### Request:
Give the material once more, word for word, without any images.

### Collected material:
******

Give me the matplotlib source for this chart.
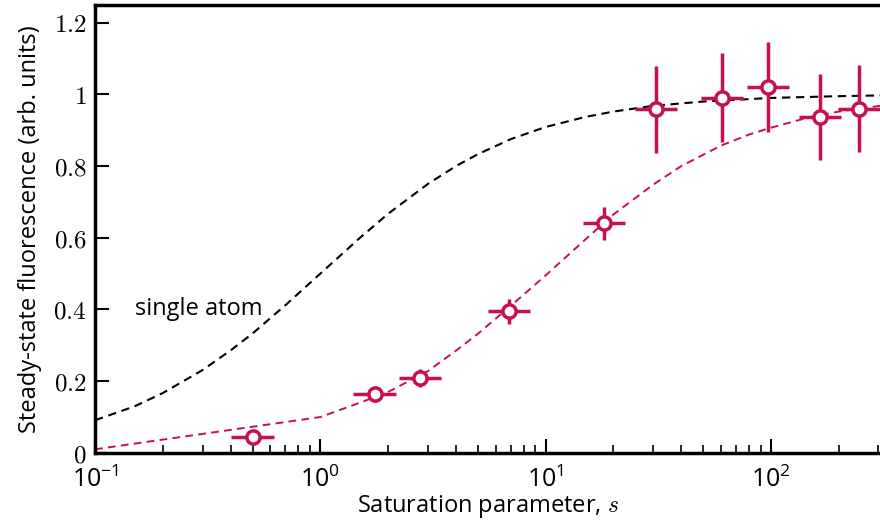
import numpy as np
import matplotlib
matplotlib.use("Agg")
import matplotlib.pyplot as plt
from matplotlib.ticker import LogLocator, LogFormatterMathtext, FuncFormatter, NullFormatter

plt.rcParams["mathtext.fontset"] = "cm"
plt.rcParams["font.family"] = ["Open Sans", "DejaVu Sans"]

# measured points
sat_param = [0.50, 1.74, 2.78, 6.9, 18.1, 30.8, 60.5, 97.0, 165.0, 245.0]
fluor = [0.045, 0.163, 0.208, 0.395, 0.640, 0.958, 0.990, 1.020, 0.937, 0.960]
fluor_err = [0.005, 0.020, 0.025, 0.035, 0.047, 0.122, 0.124, 0.126, 0.120, 0.122]
xerr_factor = 1.24

atom_s = [0.1, 0.15, 0.2, 0.3, 0.4, 0.5, 0.7, 1.0, 1.5, 2.0, 3.0, 4.0, 5.0, 7.0,
          10.0, 15.0, 20.0, 30.0, 50.0, 100.0, 200.0, 305.0]
atom_y = [0.091, 0.130, 0.167, 0.231, 0.286, 0.333, 0.412, 0.500, 0.600, 0.667,
          0.750, 0.800, 0.833, 0.875, 0.909, 0.937, 0.952, 0.968, 0.980, 0.990,
          0.995, 0.997]

model_s = [0.1, 1.0, 1.2, 1.5, 2.0, 3.0, 4.0, 5.0, 7.0, 10.0, 15.0, 20.0, 30.0,
           40.0, 60.0, 80.0, 100.0, 150.0, 200.0, 305.0]
model_y = [0.010, 0.100, 0.118, 0.140, 0.170, 0.228, 0.285, 0.332, 0.410, 0.495,
           0.595, 0.665, 0.748, 0.800, 0.857, 0.888, 0.907, 0.937, 0.952, 0.968]

red = "#C8104A"

fig = plt.figure(figsize=(8.8, 5.26), dpi=100)
ax = fig.add_axes([0.108, 0.139, 0.892, 0.852])

ax.plot(atom_s, atom_y, color="black", ls=(0, (4, 2.7)), lw=1.5)
ax.plot(model_s, model_y, color=red, ls=(0, (4, 2.7)), lw=1.4)

s = np.array(sat_param)
xerr = [s - s / xerr_factor, s * xerr_factor - s]
ax.errorbar(s, fluor, xerr=xerr, yerr=fluor_err, fmt="o", color=red,
            ms=9.5, mfc="white", mec=red, mew=2.5, elinewidth=2.5, capsize=0,
            clip_on=False, zorder=3)

ax.text(0.15, 0.40, "single atom", fontsize=17, va="center", ha="left")

ax.set_xscale("log")
ax.set_xlim(0.1, 305)
ax.set_ylim(0, 1.25)

ax.xaxis.set_major_locator(LogLocator(base=10))
ax.xaxis.set_major_formatter(LogFormatterMathtext())
ax.xaxis.set_minor_locator(LogLocator(base=10, subs=np.arange(2, 10)))
ax.xaxis.set_minor_formatter(NullFormatter())
ax.set_yticks([0, 0.2, 0.4, 0.6, 0.8, 1.0, 1.2])
ax.yaxis.set_major_formatter(FuncFormatter(lambda v, p: "$%g$" % v))

ax.tick_params(which="major", direction="in", length=10, width=1.5,
               labelsize=18, top=False, right=False)
ax.tick_params(axis="x", which="major", pad=10)
ax.tick_params(axis="y", which="major", pad=6)
ax.tick_params(which="minor", direction="in", length=6, width=1.2,
               top=False, right=False)

for side in ["left", "bottom", "top"]:
    ax.spines[side].set_linewidth(2.5)
ax.spines["right"].set_visible(False)

ax.set_xlabel("Saturation parameter, $s$", fontsize=17, labelpad=0)
ax.set_ylabel("Steady-state fluorescence (arb. units)", fontsize=17, labelpad=8)

fig.savefig("out.png", dpi=100)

******

### Written answer:
Give me the matplotlib source for this chart.
import numpy as np
import matplotlib
matplotlib.use("Agg")
import matplotlib.pyplot as plt
from matplotlib.ticker import LogLocator, LogFormatterMathtext, FuncFormatter, NullFormatter

plt.rcParams["mathtext.fontset"] = "cm"
plt.rcParams["font.family"] = ["Open Sans", "DejaVu Sans"]

# measured points
sat_param = [0.50, 1.74, 2.78, 6.9, 18.1, 30.8, 60.5, 97.0, 165.0, 245.0]
fluor = [0.045, 0.163, 0.208, 0.395, 0.640, 0.958, 0.990, 1.020, 0.937, 0.960]
fluor_err = [0.005, 0.020, 0.025, 0.035, 0.047, 0.122, 0.124, 0.126, 0.120, 0.122]
xerr_factor = 1.24

atom_s = [0.1, 0.15, 0.2, 0.3, 0.4, 0.5, 0.7, 1.0, 1.5, 2.0, 3.0, 4.0, 5.0, 7.0,
          10.0, 15.0, 20.0, 30.0, 50.0, 100.0, 200.0, 305.0]
atom_y = [0.091, 0.130, 0.167, 0.231, 0.286, 0.333, 0.412, 0.500, 0.600, 0.667,
          0.750, 0.800, 0.833, 0.875, 0.909, 0.937, 0.952, 0.968, 0.980, 0.990,
          0.995, 0.997]

model_s = [0.1, 1.0, 1.2, 1.5, 2.0, 3.0, 4.0, 5.0, 7.0, 10.0, 15.0, 20.0, 30.0,
           40.0, 60.0, 80.0, 100.0, 150.0, 200.0, 305.0]
model_y = [0.010, 0.100, 0.118, 0.140, 0.170, 0.228, 0.285, 0.332, 0.410, 0.495,
           0.595, 0.665, 0.748, 0.800, 0.857, 0.888, 0.907, 0.937, 0.952, 0.968]

red = "#C8104A"

fig = plt.figure(figsize=(8.8, 5.26), dpi=100)
ax = fig.add_axes([0.108, 0.139, 0.892, 0.852])

ax.plot(atom_s, atom_y, color="black", ls=(0, (4, 2.7)), lw=1.5)
ax.plot(model_s, model_y, color=red, ls=(0, (4, 2.7)), lw=1.4)

s = np.array(sat_param)
xerr = [s - s / xerr_factor, s * xerr_factor - s]
ax.errorbar(s, fluor, xerr=xerr, yerr=fluor_err, fmt="o", color=red,
            ms=9.5, mfc="white", mec=red, mew=2.5, elinewidth=2.5, capsize=0,
            clip_on=False, zorder=3)

ax.text(0.15, 0.40, "single atom", fontsize=17, va="center", ha="left")

ax.set_xscale("log")
ax.set_xlim(0.1, 305)
ax.set_ylim(0, 1.25)

ax.xaxis.set_major_locator(LogLocator(base=10))
ax.xaxis.set_major_formatter(LogFormatterMathtext())
ax.xaxis.set_minor_locator(LogLocator(base=10, subs=np.arange(2, 10)))
ax.xaxis.set_minor_formatter(NullFormatter())
ax.set_yticks([0, 0.2, 0.4, 0.6, 0.8, 1.0, 1.2])
ax.yaxis.set_major_formatter(FuncFormatter(lambda v, p: "$%g$" % v))

ax.tick_params(which="major", direction="in", length=10, width=1.5,
               labelsize=18, top=False, right=False)
ax.tick_params(axis="x", which="major", pad=10)
ax.tick_params(axis="y", which="major", pad=6)
ax.tick_params(which="minor", direction="in", length=6, width=1.2,
               top=False, right=False)

for side in ["left", "bottom", "top"]:
    ax.spines[side].set_linewidth(2.5)
ax.spines["right"].set_visible(False)

ax.set_xlabel("Saturation parameter, $s$", fontsize=17, labelpad=0)
ax.set_ylabel("Steady-state fluorescence (arb. units)", fontsize=17, labelpad=8)

fig.savefig("out.png", dpi=100)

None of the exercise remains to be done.